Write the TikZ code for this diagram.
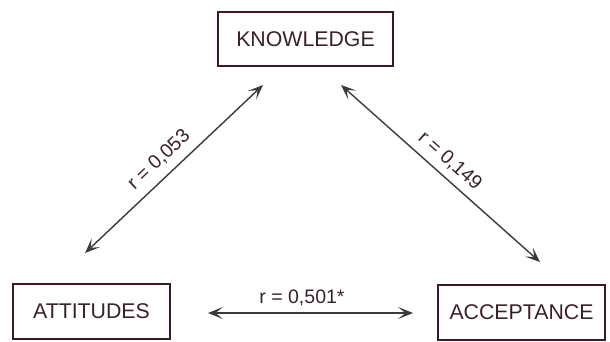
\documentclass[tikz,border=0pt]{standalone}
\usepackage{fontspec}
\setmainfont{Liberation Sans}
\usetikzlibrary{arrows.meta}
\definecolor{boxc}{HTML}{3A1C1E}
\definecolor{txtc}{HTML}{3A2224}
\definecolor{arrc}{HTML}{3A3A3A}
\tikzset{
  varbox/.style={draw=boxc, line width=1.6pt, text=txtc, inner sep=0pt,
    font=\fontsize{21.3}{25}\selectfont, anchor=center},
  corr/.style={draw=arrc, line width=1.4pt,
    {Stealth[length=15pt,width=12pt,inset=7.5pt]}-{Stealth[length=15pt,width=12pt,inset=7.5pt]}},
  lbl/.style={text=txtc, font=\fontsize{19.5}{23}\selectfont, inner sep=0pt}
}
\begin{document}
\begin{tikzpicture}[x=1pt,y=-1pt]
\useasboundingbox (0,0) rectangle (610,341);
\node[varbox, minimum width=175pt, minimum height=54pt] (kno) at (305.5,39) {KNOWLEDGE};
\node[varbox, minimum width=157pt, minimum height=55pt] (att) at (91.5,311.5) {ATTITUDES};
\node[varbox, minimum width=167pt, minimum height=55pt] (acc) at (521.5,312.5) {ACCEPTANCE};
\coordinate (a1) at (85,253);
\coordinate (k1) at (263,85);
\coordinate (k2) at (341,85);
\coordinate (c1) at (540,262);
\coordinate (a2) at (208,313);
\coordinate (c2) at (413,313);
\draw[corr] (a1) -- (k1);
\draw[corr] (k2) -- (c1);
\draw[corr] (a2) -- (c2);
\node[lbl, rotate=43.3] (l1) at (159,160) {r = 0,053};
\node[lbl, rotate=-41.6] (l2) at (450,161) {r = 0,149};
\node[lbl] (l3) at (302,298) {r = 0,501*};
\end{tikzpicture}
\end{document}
* * * * *
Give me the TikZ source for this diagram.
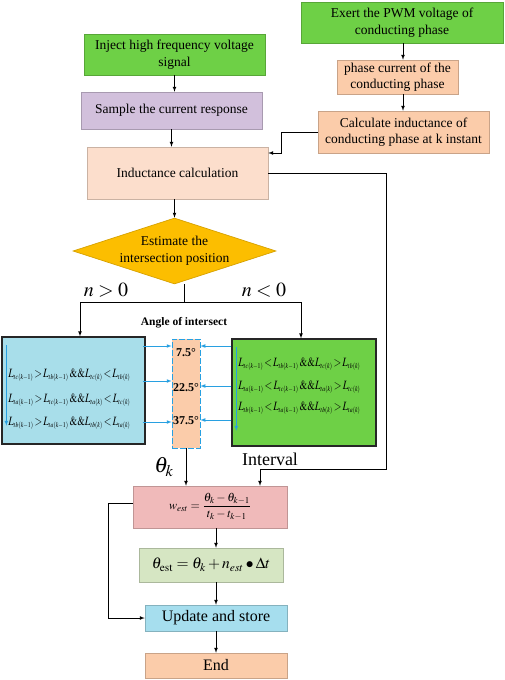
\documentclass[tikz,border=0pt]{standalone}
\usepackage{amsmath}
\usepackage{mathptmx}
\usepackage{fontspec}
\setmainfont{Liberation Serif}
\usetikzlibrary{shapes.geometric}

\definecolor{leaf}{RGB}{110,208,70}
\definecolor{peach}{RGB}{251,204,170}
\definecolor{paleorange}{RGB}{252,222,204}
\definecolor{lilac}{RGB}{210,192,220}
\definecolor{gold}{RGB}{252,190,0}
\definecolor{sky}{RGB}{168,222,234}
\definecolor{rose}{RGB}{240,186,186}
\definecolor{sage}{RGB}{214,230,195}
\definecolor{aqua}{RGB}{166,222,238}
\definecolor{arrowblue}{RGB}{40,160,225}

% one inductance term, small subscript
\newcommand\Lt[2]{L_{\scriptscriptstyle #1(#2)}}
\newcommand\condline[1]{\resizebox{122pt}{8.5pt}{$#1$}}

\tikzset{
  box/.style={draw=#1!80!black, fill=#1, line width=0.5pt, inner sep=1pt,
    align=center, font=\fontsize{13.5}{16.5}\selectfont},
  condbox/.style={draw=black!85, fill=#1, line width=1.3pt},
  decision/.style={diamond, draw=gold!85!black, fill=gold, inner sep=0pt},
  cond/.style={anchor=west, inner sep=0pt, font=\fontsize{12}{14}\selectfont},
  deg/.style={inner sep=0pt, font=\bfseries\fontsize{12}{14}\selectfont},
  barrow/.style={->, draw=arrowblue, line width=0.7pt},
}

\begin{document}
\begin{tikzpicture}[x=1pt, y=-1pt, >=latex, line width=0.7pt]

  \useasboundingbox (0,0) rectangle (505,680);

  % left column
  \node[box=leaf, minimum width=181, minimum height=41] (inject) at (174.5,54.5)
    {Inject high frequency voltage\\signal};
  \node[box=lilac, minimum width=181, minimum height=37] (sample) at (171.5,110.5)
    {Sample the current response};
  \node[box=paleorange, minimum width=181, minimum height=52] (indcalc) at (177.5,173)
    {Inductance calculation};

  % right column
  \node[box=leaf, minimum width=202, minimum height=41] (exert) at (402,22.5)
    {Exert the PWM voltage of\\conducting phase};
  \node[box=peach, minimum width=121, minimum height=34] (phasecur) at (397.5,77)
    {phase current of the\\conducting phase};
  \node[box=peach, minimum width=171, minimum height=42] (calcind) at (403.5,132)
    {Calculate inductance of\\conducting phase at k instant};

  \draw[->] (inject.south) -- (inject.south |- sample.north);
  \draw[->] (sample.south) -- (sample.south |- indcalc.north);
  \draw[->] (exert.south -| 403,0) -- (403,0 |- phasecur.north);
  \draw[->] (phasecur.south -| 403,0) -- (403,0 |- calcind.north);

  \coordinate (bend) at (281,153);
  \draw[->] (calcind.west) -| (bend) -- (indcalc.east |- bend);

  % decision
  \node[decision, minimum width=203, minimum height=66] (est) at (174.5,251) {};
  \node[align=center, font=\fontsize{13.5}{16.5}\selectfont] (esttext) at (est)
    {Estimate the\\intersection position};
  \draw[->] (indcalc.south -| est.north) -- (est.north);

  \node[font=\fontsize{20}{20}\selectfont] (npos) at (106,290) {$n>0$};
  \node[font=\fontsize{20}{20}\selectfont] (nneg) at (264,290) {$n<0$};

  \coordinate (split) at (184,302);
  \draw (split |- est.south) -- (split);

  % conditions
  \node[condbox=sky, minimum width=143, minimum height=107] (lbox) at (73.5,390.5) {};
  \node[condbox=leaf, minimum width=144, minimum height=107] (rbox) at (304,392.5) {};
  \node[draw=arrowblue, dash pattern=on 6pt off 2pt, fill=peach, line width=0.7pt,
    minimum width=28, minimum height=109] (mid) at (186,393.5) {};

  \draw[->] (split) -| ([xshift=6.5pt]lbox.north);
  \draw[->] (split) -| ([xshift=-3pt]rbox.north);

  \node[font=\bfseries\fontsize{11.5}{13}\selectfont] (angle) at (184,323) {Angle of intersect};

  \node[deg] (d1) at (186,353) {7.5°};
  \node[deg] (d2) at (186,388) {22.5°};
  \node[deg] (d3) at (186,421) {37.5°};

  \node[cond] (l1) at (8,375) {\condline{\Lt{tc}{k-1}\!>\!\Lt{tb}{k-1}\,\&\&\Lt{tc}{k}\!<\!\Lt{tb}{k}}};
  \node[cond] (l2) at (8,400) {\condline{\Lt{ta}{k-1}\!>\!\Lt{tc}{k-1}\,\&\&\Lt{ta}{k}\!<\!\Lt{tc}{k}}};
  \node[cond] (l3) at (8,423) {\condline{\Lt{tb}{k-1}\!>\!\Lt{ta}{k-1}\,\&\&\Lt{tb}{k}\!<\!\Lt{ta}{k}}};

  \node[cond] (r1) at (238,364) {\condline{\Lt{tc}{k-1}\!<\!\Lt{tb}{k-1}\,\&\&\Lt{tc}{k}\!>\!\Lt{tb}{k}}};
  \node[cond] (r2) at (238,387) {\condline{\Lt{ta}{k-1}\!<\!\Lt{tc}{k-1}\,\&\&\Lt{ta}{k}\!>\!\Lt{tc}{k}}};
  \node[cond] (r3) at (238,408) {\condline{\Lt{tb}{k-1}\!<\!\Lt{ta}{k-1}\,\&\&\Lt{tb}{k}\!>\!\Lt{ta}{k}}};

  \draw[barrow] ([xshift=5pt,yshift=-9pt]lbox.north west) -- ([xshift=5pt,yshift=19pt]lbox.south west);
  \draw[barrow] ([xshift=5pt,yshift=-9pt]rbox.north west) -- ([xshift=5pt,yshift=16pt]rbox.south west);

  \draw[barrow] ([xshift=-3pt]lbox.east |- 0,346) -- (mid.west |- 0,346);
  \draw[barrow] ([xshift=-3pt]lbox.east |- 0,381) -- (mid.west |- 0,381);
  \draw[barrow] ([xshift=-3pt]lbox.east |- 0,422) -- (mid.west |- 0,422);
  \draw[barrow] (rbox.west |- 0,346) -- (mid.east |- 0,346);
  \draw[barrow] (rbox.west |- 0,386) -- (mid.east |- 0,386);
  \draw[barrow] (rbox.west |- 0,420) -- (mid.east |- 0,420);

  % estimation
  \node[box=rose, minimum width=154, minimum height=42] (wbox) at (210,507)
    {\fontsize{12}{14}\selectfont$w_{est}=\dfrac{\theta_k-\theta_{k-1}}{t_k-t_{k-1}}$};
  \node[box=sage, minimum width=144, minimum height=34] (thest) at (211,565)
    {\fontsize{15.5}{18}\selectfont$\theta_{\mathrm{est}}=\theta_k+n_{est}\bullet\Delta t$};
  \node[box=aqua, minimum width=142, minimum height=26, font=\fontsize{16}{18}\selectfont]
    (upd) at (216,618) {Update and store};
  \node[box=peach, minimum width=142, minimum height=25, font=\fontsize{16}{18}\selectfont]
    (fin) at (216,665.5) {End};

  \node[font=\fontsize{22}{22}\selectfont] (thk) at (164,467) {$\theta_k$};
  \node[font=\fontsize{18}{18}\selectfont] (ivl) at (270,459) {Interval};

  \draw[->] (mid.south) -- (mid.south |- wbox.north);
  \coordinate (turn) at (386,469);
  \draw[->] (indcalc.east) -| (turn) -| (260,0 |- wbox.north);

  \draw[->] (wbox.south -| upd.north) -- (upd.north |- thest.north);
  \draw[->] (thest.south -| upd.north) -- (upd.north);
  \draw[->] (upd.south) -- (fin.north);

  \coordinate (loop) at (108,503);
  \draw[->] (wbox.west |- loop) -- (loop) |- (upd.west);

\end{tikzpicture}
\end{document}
* * * * *
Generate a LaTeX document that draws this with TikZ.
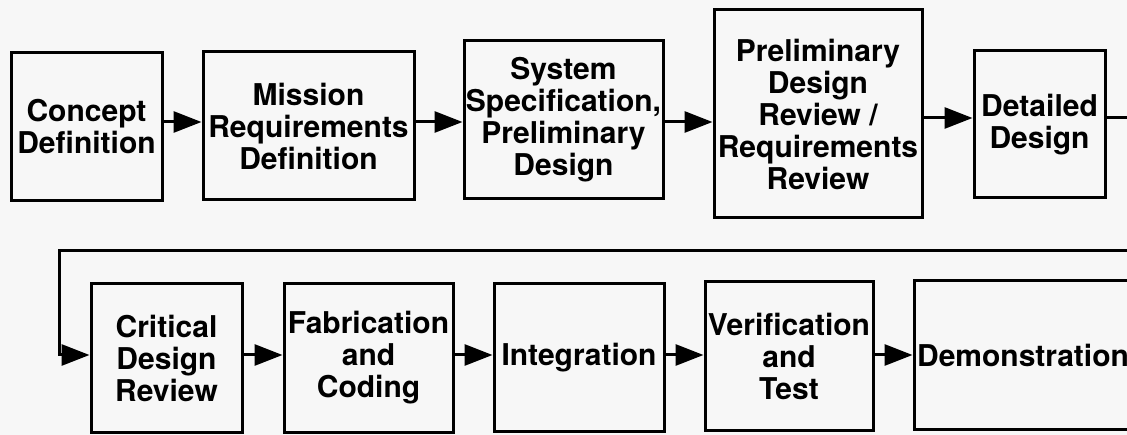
* * * * *
→ **STATED TASK**
Find how many lines of the entries contain "this". Respond with the number only.

→ **EXERCISE OUTPUT**
3